> _Collected material_:
────

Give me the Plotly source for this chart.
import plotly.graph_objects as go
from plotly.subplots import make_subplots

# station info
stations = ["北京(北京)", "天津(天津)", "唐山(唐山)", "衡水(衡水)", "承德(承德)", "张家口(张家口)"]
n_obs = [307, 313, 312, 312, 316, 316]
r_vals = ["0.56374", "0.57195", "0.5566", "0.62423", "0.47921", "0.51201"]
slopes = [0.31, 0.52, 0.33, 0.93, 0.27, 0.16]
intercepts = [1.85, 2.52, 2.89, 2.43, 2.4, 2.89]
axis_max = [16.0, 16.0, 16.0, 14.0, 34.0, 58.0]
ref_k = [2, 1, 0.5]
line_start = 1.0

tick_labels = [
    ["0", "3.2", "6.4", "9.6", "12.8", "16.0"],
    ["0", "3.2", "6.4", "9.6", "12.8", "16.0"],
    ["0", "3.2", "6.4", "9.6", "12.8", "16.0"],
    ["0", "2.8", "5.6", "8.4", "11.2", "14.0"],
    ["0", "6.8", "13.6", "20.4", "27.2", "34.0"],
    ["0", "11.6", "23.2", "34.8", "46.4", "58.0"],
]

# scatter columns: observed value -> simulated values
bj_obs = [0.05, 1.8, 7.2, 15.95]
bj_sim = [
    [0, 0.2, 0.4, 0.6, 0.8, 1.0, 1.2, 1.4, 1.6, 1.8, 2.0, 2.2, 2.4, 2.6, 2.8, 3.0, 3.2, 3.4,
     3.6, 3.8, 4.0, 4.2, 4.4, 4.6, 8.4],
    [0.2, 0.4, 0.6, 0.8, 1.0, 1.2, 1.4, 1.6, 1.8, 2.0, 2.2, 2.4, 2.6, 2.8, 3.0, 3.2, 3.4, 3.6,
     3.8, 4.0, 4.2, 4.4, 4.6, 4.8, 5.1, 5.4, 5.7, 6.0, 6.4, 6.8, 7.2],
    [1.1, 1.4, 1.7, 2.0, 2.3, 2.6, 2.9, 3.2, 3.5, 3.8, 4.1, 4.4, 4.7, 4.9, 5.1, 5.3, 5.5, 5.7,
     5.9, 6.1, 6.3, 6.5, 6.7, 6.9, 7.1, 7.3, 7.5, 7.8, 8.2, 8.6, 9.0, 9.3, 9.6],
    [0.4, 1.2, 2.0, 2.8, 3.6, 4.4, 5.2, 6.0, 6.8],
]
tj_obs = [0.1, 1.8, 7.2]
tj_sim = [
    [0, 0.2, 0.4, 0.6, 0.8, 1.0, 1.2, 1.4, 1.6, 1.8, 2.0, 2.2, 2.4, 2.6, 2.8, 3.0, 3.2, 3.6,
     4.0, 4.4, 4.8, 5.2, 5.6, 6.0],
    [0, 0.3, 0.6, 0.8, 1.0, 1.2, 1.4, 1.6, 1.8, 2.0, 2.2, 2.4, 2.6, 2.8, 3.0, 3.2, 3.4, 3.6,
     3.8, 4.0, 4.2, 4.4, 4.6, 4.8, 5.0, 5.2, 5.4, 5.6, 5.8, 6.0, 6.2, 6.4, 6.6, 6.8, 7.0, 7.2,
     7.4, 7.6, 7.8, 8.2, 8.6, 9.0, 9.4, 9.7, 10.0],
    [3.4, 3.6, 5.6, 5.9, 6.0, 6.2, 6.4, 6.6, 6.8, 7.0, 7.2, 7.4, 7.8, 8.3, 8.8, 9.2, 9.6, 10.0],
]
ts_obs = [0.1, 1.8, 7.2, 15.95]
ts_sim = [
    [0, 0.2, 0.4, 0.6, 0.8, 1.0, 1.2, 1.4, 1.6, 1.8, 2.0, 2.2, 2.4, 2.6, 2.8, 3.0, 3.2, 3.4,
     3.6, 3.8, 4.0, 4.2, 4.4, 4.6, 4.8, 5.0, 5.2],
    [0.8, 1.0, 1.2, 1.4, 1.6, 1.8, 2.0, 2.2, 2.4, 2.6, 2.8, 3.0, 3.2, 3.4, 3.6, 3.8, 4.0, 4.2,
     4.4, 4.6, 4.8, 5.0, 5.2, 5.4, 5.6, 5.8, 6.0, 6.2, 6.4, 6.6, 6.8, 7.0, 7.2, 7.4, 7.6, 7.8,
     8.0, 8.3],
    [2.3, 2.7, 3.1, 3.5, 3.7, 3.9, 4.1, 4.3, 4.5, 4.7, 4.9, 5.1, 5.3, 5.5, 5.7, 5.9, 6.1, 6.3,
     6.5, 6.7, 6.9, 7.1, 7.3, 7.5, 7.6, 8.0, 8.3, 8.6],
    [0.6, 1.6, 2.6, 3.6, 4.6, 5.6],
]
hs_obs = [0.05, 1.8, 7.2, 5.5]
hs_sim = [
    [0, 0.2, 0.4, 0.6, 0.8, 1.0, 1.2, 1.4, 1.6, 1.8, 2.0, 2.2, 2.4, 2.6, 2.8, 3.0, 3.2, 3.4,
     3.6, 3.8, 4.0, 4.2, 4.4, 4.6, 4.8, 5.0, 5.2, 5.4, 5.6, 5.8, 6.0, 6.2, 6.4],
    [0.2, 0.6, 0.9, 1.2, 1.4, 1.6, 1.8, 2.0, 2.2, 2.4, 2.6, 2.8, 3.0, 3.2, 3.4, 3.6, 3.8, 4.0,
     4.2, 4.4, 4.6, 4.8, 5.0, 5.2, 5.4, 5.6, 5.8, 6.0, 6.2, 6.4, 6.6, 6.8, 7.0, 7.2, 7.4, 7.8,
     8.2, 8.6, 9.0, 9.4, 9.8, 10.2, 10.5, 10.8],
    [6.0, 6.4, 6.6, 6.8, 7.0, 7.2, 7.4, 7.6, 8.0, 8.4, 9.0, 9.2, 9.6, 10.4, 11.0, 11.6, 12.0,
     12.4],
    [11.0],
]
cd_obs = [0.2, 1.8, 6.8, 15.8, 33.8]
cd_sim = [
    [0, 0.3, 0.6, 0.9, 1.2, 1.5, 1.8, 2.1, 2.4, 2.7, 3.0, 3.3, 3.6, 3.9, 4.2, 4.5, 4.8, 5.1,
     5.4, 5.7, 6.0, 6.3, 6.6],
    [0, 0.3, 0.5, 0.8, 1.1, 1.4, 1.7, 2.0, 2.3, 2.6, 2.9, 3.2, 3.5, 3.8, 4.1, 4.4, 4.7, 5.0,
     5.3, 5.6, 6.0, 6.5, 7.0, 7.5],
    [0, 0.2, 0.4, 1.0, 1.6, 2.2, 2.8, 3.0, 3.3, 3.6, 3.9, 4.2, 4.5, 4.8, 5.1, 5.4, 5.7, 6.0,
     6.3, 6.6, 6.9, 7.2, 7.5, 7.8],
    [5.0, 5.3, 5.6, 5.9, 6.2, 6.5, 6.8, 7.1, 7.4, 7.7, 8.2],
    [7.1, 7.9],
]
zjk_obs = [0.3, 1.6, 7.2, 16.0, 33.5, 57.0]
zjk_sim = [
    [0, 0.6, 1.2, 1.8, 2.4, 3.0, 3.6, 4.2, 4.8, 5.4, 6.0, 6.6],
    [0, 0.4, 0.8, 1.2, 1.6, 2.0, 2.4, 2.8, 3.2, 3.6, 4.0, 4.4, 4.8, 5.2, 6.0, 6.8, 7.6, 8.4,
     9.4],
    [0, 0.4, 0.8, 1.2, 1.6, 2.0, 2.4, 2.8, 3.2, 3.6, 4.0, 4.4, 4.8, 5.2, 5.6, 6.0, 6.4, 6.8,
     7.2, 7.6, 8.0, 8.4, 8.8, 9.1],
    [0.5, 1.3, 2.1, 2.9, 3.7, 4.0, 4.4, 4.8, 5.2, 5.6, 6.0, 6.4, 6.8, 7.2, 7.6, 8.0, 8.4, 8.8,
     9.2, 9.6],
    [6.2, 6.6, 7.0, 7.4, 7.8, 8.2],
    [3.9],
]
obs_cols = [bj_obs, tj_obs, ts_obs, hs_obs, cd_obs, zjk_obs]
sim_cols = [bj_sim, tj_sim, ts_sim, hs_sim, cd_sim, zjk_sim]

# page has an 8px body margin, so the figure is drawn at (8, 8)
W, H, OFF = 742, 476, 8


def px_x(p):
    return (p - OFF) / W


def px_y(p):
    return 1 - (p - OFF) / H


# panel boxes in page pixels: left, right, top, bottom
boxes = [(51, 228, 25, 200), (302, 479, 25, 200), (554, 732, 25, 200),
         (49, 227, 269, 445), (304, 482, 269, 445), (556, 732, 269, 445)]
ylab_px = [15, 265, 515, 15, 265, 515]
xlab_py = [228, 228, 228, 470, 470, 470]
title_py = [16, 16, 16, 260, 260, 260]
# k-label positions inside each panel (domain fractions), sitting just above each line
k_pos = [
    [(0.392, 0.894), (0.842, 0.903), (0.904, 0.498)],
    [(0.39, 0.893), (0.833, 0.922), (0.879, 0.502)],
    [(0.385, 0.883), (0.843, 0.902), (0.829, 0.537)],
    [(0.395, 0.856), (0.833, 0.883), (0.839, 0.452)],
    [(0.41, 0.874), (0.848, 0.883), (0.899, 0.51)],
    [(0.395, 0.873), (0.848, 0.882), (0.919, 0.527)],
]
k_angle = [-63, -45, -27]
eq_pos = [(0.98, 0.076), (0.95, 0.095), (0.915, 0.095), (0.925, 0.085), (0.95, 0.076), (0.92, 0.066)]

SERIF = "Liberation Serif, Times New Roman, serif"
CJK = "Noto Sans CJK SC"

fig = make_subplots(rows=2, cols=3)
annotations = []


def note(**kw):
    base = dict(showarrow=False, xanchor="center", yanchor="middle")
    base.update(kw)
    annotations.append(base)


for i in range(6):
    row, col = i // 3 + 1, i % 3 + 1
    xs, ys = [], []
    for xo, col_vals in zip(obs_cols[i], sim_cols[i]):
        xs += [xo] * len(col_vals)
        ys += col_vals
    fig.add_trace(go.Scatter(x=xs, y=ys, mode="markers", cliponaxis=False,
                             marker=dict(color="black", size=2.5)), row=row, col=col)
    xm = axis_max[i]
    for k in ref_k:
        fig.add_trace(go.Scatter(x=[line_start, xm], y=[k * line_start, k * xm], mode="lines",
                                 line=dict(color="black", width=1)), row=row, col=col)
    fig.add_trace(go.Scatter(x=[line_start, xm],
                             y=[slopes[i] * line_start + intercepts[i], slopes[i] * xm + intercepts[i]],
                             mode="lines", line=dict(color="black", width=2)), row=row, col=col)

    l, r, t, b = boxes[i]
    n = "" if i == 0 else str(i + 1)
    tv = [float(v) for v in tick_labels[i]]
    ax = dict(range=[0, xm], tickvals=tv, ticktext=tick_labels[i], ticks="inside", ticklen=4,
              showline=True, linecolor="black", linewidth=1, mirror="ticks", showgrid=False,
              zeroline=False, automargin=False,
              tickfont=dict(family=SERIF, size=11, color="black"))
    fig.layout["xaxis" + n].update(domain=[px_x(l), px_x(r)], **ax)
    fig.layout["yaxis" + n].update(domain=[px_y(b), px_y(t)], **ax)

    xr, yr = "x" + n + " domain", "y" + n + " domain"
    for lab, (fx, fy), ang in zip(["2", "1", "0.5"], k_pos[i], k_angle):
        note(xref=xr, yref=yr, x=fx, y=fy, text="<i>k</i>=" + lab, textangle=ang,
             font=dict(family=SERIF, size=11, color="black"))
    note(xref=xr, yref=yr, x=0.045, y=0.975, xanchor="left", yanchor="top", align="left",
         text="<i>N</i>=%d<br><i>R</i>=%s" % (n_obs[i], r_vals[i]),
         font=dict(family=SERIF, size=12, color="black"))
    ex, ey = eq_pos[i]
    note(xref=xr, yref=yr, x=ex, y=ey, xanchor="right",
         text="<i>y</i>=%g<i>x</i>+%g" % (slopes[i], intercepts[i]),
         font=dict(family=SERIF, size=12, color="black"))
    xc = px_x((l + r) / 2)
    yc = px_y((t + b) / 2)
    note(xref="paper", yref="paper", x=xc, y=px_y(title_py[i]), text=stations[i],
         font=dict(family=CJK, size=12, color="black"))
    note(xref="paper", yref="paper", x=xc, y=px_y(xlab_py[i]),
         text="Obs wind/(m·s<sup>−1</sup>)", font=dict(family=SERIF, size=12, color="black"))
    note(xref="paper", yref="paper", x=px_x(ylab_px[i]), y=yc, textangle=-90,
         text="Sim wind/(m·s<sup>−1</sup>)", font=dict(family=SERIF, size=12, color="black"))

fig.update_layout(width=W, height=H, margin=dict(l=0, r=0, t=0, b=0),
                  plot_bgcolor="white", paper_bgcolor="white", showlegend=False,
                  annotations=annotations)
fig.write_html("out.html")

────

Reproduce only the lines from the top of the material through the one bearing "from plotly.subplots import make_subplots", each exactly as it stands.

> _Exercise answer_:
Give me the Plotly source for this chart.
import plotly.graph_objects as go
from plotly.subplots import make_subplots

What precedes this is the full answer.